The government permitted Lendlease to build its Figtree Hill housing development near Campbelltown where members of the koala colony reside. While the developer says it is protecting and restoring some habitat, critics say construction and increased road usage will devastate the animals.

A NSW parliamentary inquiry warned in 2020 koalas will be wiped out across the state in less than 30 years unless urgent action is taken to protect their habitat. Alison Waters, the Animal Justice party’s lead candidate in the state election, wants to see an end to native forest logging as well as more underpasses and overpasses to help wildlife cross roads. "They are well and truly on track for extinction by 2050 in NSW, that's undeniable," she said. "Possibly sooner than 2050 in some areas."

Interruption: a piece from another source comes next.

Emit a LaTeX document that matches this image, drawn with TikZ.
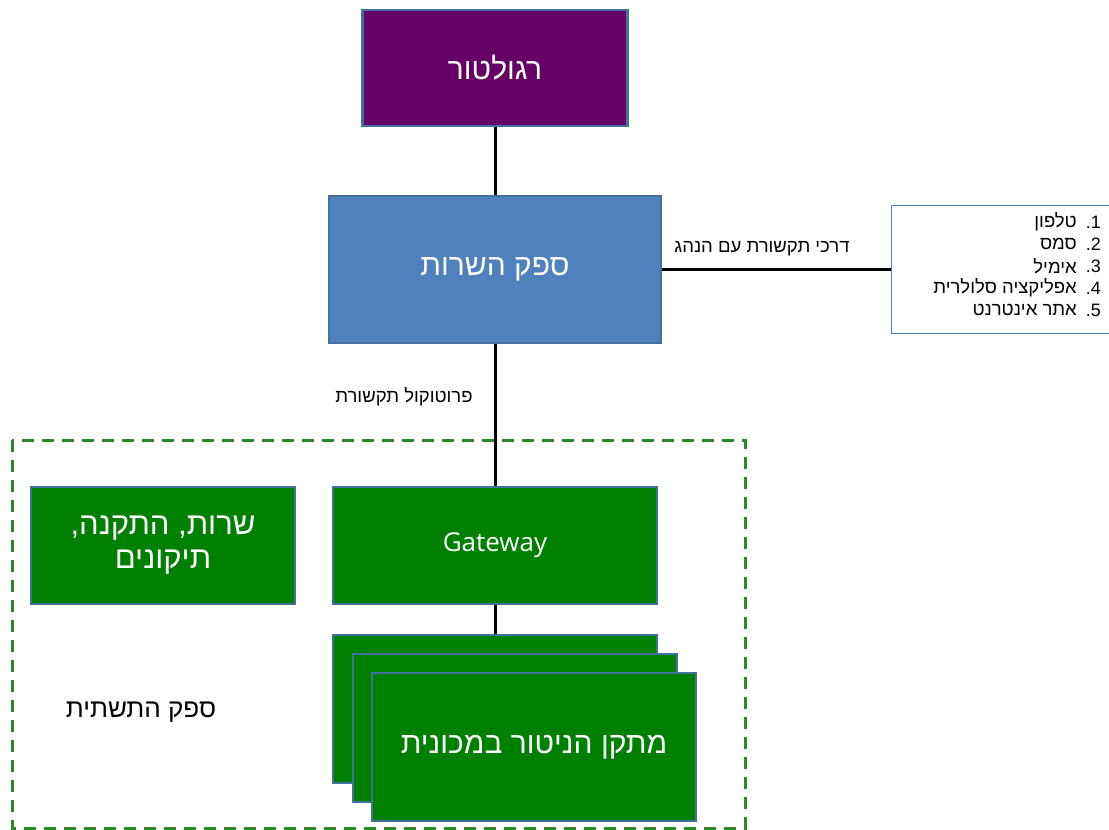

Ms Waters notes a report this month found the Shoalhaven’s last remaining koalas were likely destroyed in the 2019/2020 Black Summer bushfires. Local extinctions have also occurred in Pittwater and on the South Coast.

Accusing the government of having “failed koalas,” she fears its re-election could prompt “koala wars part three” — a reference to the rift between the Liberal and Nationals over habitat clearing.

While she applauds Labor for backing the Great Koala National Park, which would see roughly 20 per cent of the state’s koala habitat protected, she does not think it alone will stop the species going extinct.

“If I’m elected, I’ll bring forward a bill that would end all logging in native forests,” Ms Waters said.